The result, he says, will be more restructuring of Glaxo’s 9,000-strong European commercial operation, where “there are likely to be fewer jobs”, particularly in sales and administration functions.
Glaxo has reduced its headcount by 25,000 in the West but increased the number of employees in emerging markets by a similar amount over the past five years.
In Britain, the workforce has also increased over this period and Glaxo is to build a factory in Cumbria, its first new production base in the UK for many years. The move was made possible by the Government’s new tax regime around patents. Glaxo is also to move most of its intellectual property operations to Britain.
“European governments are sending a very clear signal that they want to spend less on pharmaceuticals,” says Sir Andrew.
“We’ve had probably a decade of annual price cuts now. Last year, the cuts were 6pc-7pc. I’m not sure any other business absorbs that kind of price pressure in the way that governments inflict on our industry. Inevitably, we have to cut our cloth accordingly.
“Europe is saying it’s not very interested in new products. It doesn’t mean we’re not going to develop them for Europe but we’re going to prioritise countries that want to prioritise innovation and that’s clearly America, Japan and some of the leading countries in emerging markets.
“Ten years ago, Europe really dominated that decision-making. Europe was the home of the company and very much the demander of innovation. That’s changed.
“Europe is 20pc of our sales. It was about a third seven years ago. Whether it will go down to 10pc, I don’t know.

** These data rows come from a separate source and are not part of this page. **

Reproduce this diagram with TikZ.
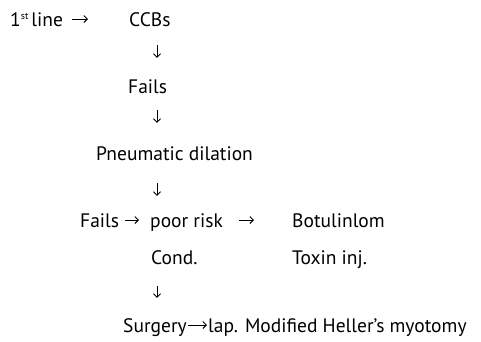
\documentclass[tikz,border=0pt]{standalone}
\usepackage{fontspec}
\setmainfont{PT Sans}
\usetikzlibrary{arrows.meta}
\begin{document}
\begin{tikzpicture}[x=1pt,y=-1pt,
  lbl/.style={anchor=base west,inner sep=0pt,text height=14pt,text depth=0pt,font=\fontsize{19.5}{22}\selectfont},
  arr/.style={-{Straight Barb[length=3.5pt,width=7pt]},line width=0.9pt}]
\useasboundingbox (0,0) rectangle (481,341);
\coordinate (ax) at (157,0);
% nodes
\node[lbl] (first) at (10,26) {1\raisebox{6.5pt}{\fontsize{10}{10}\selectfont st}\hspace{3pt}line};
\node[lbl] (ccbs) at (129,26) {CCBs};
\node[lbl] (fails1) at (128,93) {Fails};
\node[lbl] (pneu) at (96,160) {Pneumatic dilation};
\node[lbl] (fails2) at (80,227) {Fails};
\node[lbl] (poor) at (150,227) {poor risk};
\node[lbl] (botu) at (292,227) {Botulinlom};
\node[lbl] (cond) at (151,264) {Cond.};
\node[lbl] (toxin) at (292,264) {Toxin inj.};
\node[lbl] (surg) at (123,332) {Surgery};
\node[lbl] (lap) at (208,332) {lap. Modified Heller’s myotomy};
% horizontal arrows
\draw[arr] (first.east -| 72,0) -- ([xshift=-41pt]ccbs.west);
\draw[arr] (fails2.east -| 125,0) -- ([xshift=-11pt]poor.west);
\draw[arr] (poor.east -| 239,0) -- ([xshift=-38pt]botu.west);
\draw[arr] (surg.east -| 188,0) -- ([xshift=-1pt]lap.west);
% vertical arrows
\draw[arr,shorten <=19pt,shorten >=21pt] (ccbs.south -| ax) -- (fails1.north -| ax);
\draw[arr,shorten <=17pt,shorten >=23pt] (fails1.south -| ax) -- (pneu.north -| ax);
\draw[arr,shorten <=23pt,shorten >=17pt] (pneu.south -| ax) -- (poor.north -| ax);
\draw[arr,shorten <=22pt,shorten >=20pt] (cond.south -| ax) -- (surg.north -| ax);
\end{tikzpicture}
\end{document}
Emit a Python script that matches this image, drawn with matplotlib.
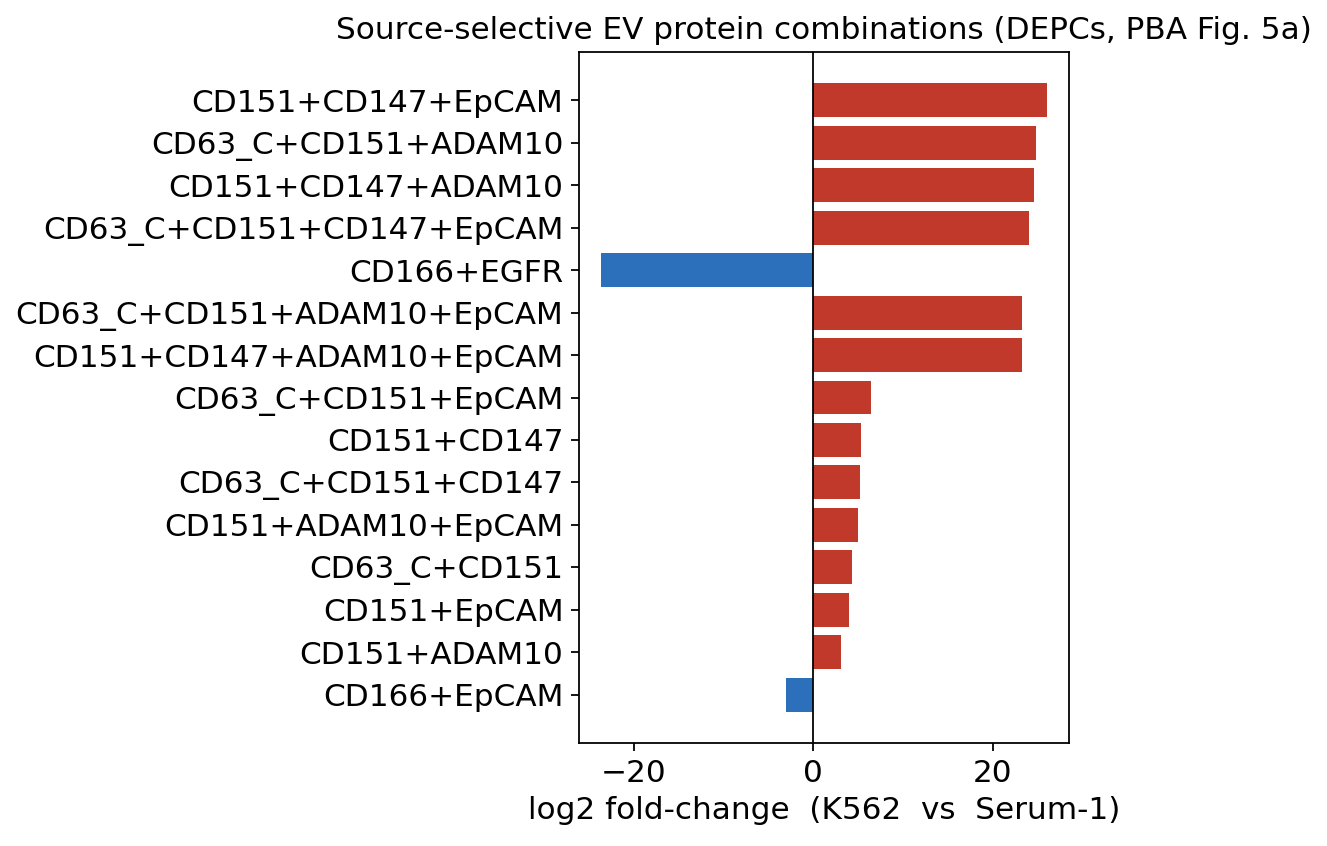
import matplotlib
matplotlib.use("Agg")
import matplotlib.pyplot as plt

labels = [
    "CD151+CD147+EpCAM",
    "CD63_C+CD151+ADAM10",
    "CD151+CD147+ADAM10",
    "CD63_C+CD151+CD147+EpCAM",
    "CD166+EGFR",
    "CD63_C+CD151+ADAM10+EpCAM",
    "CD151+CD147+ADAM10+EpCAM",
    "CD63_C+CD151+EpCAM",
    "CD151+CD147",
    "CD63_C+CD151+CD147",
    "CD151+ADAM10+EpCAM",
    "CD63_C+CD151",
    "CD151+EpCAM",
    "CD151+ADAM10",
    "CD166+EpCAM",
]
values = [26.0, 24.8, 24.6, 24.0, -23.6, 23.3, 23.2, 6.4, 5.3, 5.2, 5.0, 4.3, 4.0, 3.1, -3.0]

red = "#c0392b"
blue = "#2c6fbb"
colors = [red if v > 0 else blue for v in values]

plt.rcParams["font.size"] = 14
fig = plt.figure(figsize=(1327 / 160, 846 / 160), dpi=160)
ax = fig.add_axes([579 / 1327, 1 - 743 / 846, (1069 - 579) / 1327, (743 - 52) / 846])
ypos = list(range(len(labels)))
ax.barh(ypos, values, color=colors, height=0.8)
ax.axvline(0, color="black", linewidth=0.8)
ax.set_yticks(ypos)
ax.set_yticklabels(labels)
ax.invert_yaxis()
ax.set_xlabel("log2 fold-change  (K562  vs  Serum-1)")
ax.set_title("Source-selective EV protein combinations (DEPCs, PBA Fig. 5a)", fontsize=14)
fig.savefig("out.png", dpi=160)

“But last year, our emerging markets sales grew 10pc and our European sales fell by 7pc. That gives a sense of the dynamics. Our emerging markets business now is basically the same size as, or bigger than, our European business.”
Glaxo remains a major contributor to the UK economy, paying £483m in corporation tax 20pc of its global corporation tax bill in 2011, despite Britain contributing only 5pc of its worldwide sales.
The company also pays 6pc of all dividends into UK pension funds. However, Sir Andrew says that the controversy about the levels of UK corporation tax paid by Starbucks and other foreign companies has largely passed him by.
“To be honest, I don’t think it’s been relevant to us at all,” he says.
“We’re proud to be British and proud to be here but everything about GSK is global, other than our heritage and our location.
“We’re bringing back huge amounts of profits from our global trade. That’s a great contribution. But we’re not looking for credit for the tax that we pay.
“I don’t want people to say they love GSK because we pay lots of tax in the UK. I want people to like GSK because they trust us, because we invest in trying to find medicines in diseases that they care about and because we’re transparent. I’d like people to respect us for that.”